The proposed legislation announced Thursday at a press conference with state lawmakers and immigrant rights groups, is a response to emails obtained through an open records request by the Colorado Immigrant Rights Coalition which revealed “unsanctioned data sharing” between the state’s Division of Motor Vehicles and ICE agents.
Arash Jahanian, director of policy and civil rights litigation at the Meyer Law Office in Denver, said there were hundreds of families potentially affected by the data sharing.
“When allowed, ICE mines the personal information entrusted to state agencies to carry out its lawless mission, turning state officials who should be serving and protecting their residents into ICE’s henchmen to the detriment of the community,” Jahanian said.

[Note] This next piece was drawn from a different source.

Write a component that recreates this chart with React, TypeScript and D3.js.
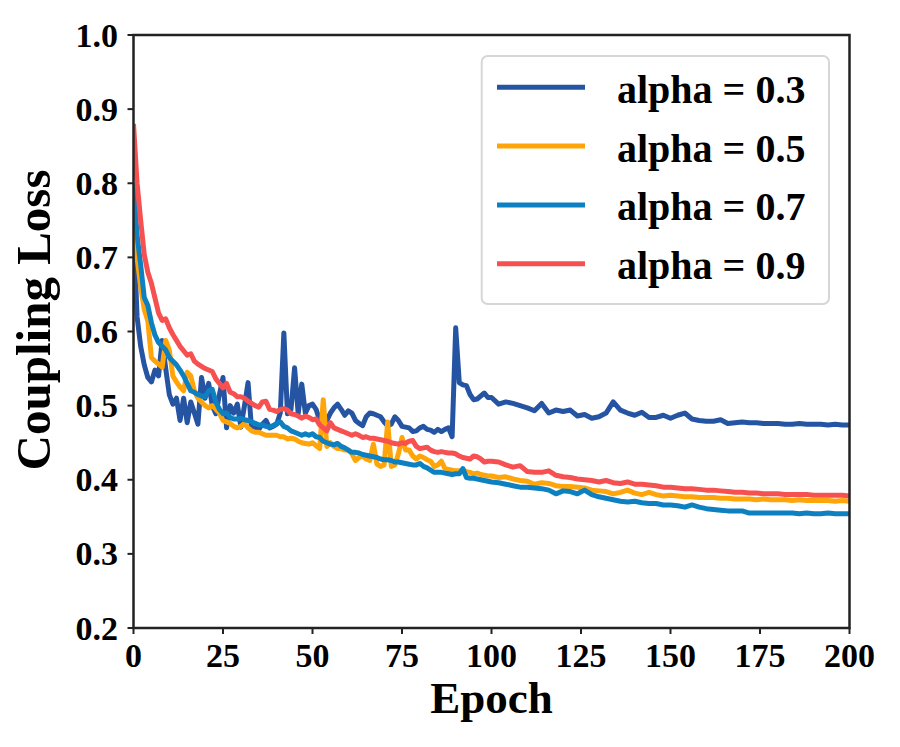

Under the bill, personal information cannot be used for immigration enforcement, Jahanian said. Personal information would only be disclosed for criminal law enforcement with a warrant, subpoena or another order signed by a judge.
Because of the health and economic concerns of the coronavirus pandemic, compounded with the trauma of immigration policy under the Trump administration, Sen. Julie Gonzales, a Democrat from Denver and one of the bill sponsors, said the fear has caused undocumented families and individuals to withdraw and lose trust in local government.
“It is our responsibility in the state to ensure that all Coloradans have trust in our state agencies. That trust has been broken and its on us to make it right,” Gonzales said.
The fear of their undocumented status being shared has prevented many from accessing medical services, day care enrollment and food banks, said Maria Albañil-Rangel, immigrant advocacy coordinator with Tri-County Health Network.
The fear has also affected immigrant communities during the pandemic with hesitancy toward contact tracing and receiving a vaccine.
Colorado announced that the state would not require an ID for vaccine access. But Gonzales said that “fear is an overriding emotion” and still prevents families from wanting to put themselves at risk.
Albañil-Rangel shared her own experience with two undocumented parents. Her father was deported in 2012 and she feared the same for her mother.
“Every day I lived in a constant fear that by outing my mother, even if it was in scholarship application, I ran the risk of losing her, too. And that is the reality that most of our families are facing,” Albañil-Rangel said.
The bill will be introduced after the Colorado lawmakers return to the Capitol for the 2021 legislative session on Feb. 16.